Pada ketika lainnya dia merasakan dalam dirinya seorang Washington, atau Lincoln sebagai demokrat. Dan ini mengecambah sewaktu usianya masih muda sekali ketika orang sebayanya memikirkan acara dansa di akhir minggu. Sisi ekstrim dari keinginannya mengenal barat lebih jauh pernah muncul dalam bentuknya yang paling sederhana, yakni di masa pertumbuhan cinta monyetnya dia sempat mencium gadis Belanda, Rita Meelhuysen. Rasa machochistik biasa dari seorang anak manusia, dan Soekarno bangga dengan kejadian itu (Oltman, 1999).
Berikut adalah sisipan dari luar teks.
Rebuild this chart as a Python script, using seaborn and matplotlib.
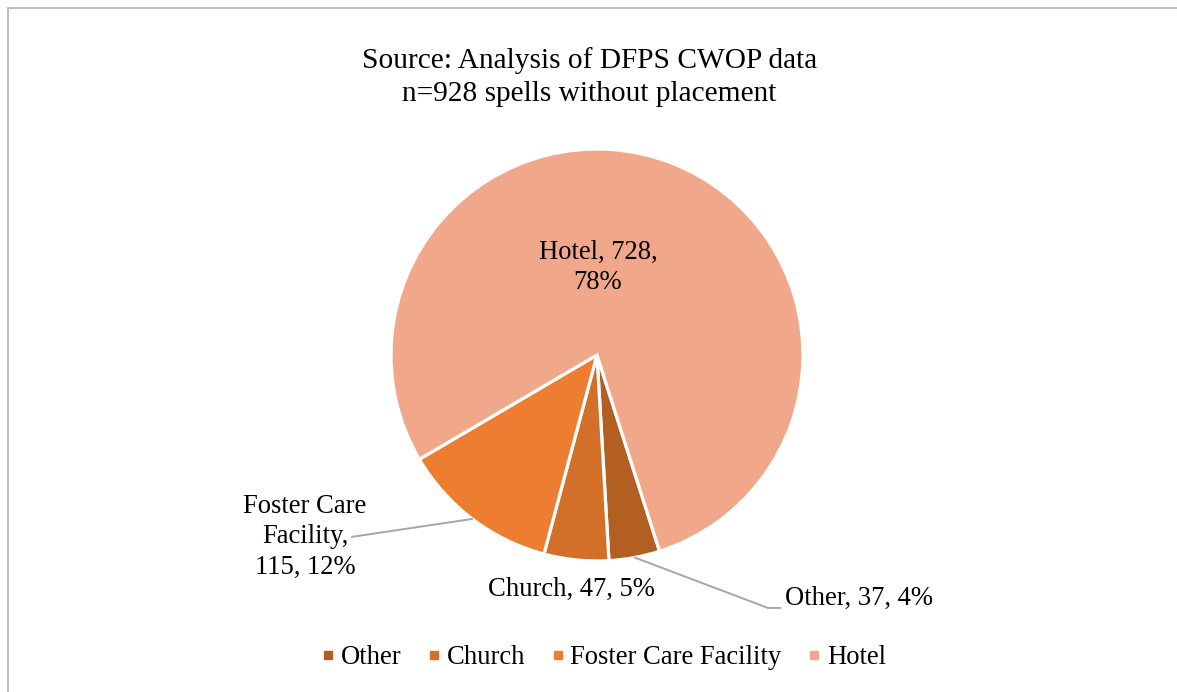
import numpy as np
import matplotlib.pyplot as plt
from matplotlib.lines import Line2D
import seaborn as sns

# Data
categories = ["Other", "Church", "Foster Care Facility", "Hotel"]
counts = [37, 47, 115, 728]
percents = [4, 5, 12, 78]
slice_colors = ["#B45F22", "#D46F2A", "#ED7D31", "#F1A88A"]

sns.set_style("white")
plt.rcParams["font.family"] = ["Liberation Serif", "DejaVu Serif"]
plt.rcParams["text.color"] = "black"

fig = plt.figure(figsize=(11.77, 6.92), dpi=100)

# square axes so the pie keeps centre (597, 355) px and radius ~206 px
ax = fig.add_axes([0.3322, 0.1893, 0.35, 0.5954])
wedges, _ = ax.pie(counts, colors=sns.color_palette(slice_colors),
                   startangle=-72.3, counterclock=False, radius=1,
                   wedgeprops=dict(edgecolor="white", linewidth=2.3))
ax.set_xlim(-1, 1)
ax.set_ylim(-1, 1)
ax.set_aspect("equal")
ax.axis("off")

labels = [f"{c}, {n}, {p}%" for c, n, p in zip(categories, counts, percents)]
fs = 19.2
ls = 1.3

def mid_point(w, r=1.0):
    a = np.deg2rad((w.theta1 + w.theta2) / 2)
    return r * np.cos(a), r * np.sin(a)

# Hotel label inside the slice
ax.text(0.005, 0.425, "Hotel, 728,\n78%", ha="center", va="center",
        fontsize=fs, linespacing=ls, clip_on=False)

# Church label below, no leader
ax.text(-0.126, -1.14, labels[1], ha="center", va="center",
        fontsize=fs, clip_on=False)

lead = dict(color="#A6A6A6", lw=1.4)

# Foster Care Facility label with leader
fx, fy = mid_point(wedges[2])
ax.plot([fx, -1.19], [fy, -0.883], clip_on=False, **lead)
ax.text(-1.417, -0.883, "Foster Care\nFacility,\n115, 12%", ha="center",
        va="center", fontsize=fs, linespacing=ls, clip_on=False)

# Other label with leader
ox, oy = mid_point(wedges[0])
ax.plot([ox, 0.83, 0.89], [oy, -1.228, -1.228], clip_on=False, **lead)
ax.text(0.913, -1.18, labels[0], ha="left", va="center",
        fontsize=fs, clip_on=False)

# title
fig.text(0.501, 1 - 77 / 692, "Source: Analysis of DFPS CWOP data\nn=928 spells without placement",
         ha="center", va="center", fontsize=21.2, linespacing=1.32)

# legend
handles = [Line2D([], [], marker="s", linestyle="none", markersize=6.4,
                  markerfacecolor=c, markeredgecolor=c) for c in slice_colors]
fig.legend(handles, categories, loc="center", bbox_to_anchor=(0.513, 1 - 658 / 692),
           ncol=4, frameon=False, fontsize=fs, handlelength=0.45,
           handletextpad=0.25, columnspacing=1.0)

# chart area border (top and left edges visible)
border = "#BFBFBF"
fig.add_artist(Line2D([8 / 1177, 1], [1 - 7.5 / 692, 1 - 7.5 / 692], color=border, lw=1.5))
fig.add_artist(Line2D([8 / 1177, 8 / 1177], [0, 1 - 7.5 / 692], color=border, lw=1.5))

fig.savefig("out.png", dpi=100, facecolor="white")
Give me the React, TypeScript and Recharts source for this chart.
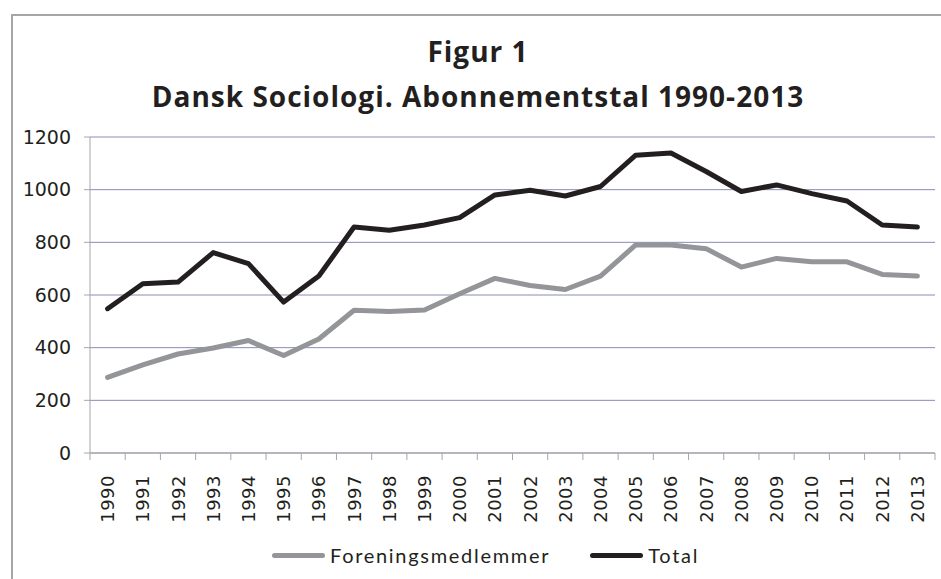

Soekarno menikmati kehidupan Surabaya, yang berbeda dengan kota2 seperti Yogya dan Solo di kala itu, karena progresip dan ter-campurbaurnya aneka suku bangsa, bahkan ras, membuat kota itu berdenyut. Di sini dia menemui selapis “neo-priyayi” suatu kelompok pebisnis-intelektualis-religius, dgn siapa dia dapat beradu argumen politis, kebudayaan dan aspirasi kebangsaan. Mereka pada umumnya tidak merasakan diskriminasi intelektual walaupun masih mengalami diskriminasi ras dalam kehidupan sosial. Di salah satu acara debat-hari-Rebo klub HBS itu Soekarno memperlihatkan keluhannya dalam naskah mengenai pengaruh pendidikan barat kepada anak bumiputera dan memperoleh perhatian kritis-akademis dari direktur sekolahnya. Seperti halnya Los Illustrados di Filipina (pada awal abad yg lalu) neo-priyayi ini yang kemudian membawakan pekik perjuangan kaumnya. HBS Surabaya ikut memberi andil ke dalam golak jiwa pemuda itu karena kebetulan di sana juga terdapat guru2 yang mempunyai jiwa anti kolonial, atau setidaknya sangat “etis”. Ironi sejarah adalah bahwa salah seorang guru bahasa Belanda di sana adalah van Mook, ayah Letnan Gubernur Jendral Huib van Mook yang kelak dalam periode 1945-1950 menjadi lawan politik Soekarno dan Indonesia. Tetapi juga perkenalan van Mook dengan Soekarno yang harus dia bayar mahal. Keberaniannya berunding dengan Soekarno atas dasar kepercayaan bahwa dengan Soekarno akan dapat menyelesaikan masalah, ditegur keras oleh Ratu Wilhemina (de Jong, 1991).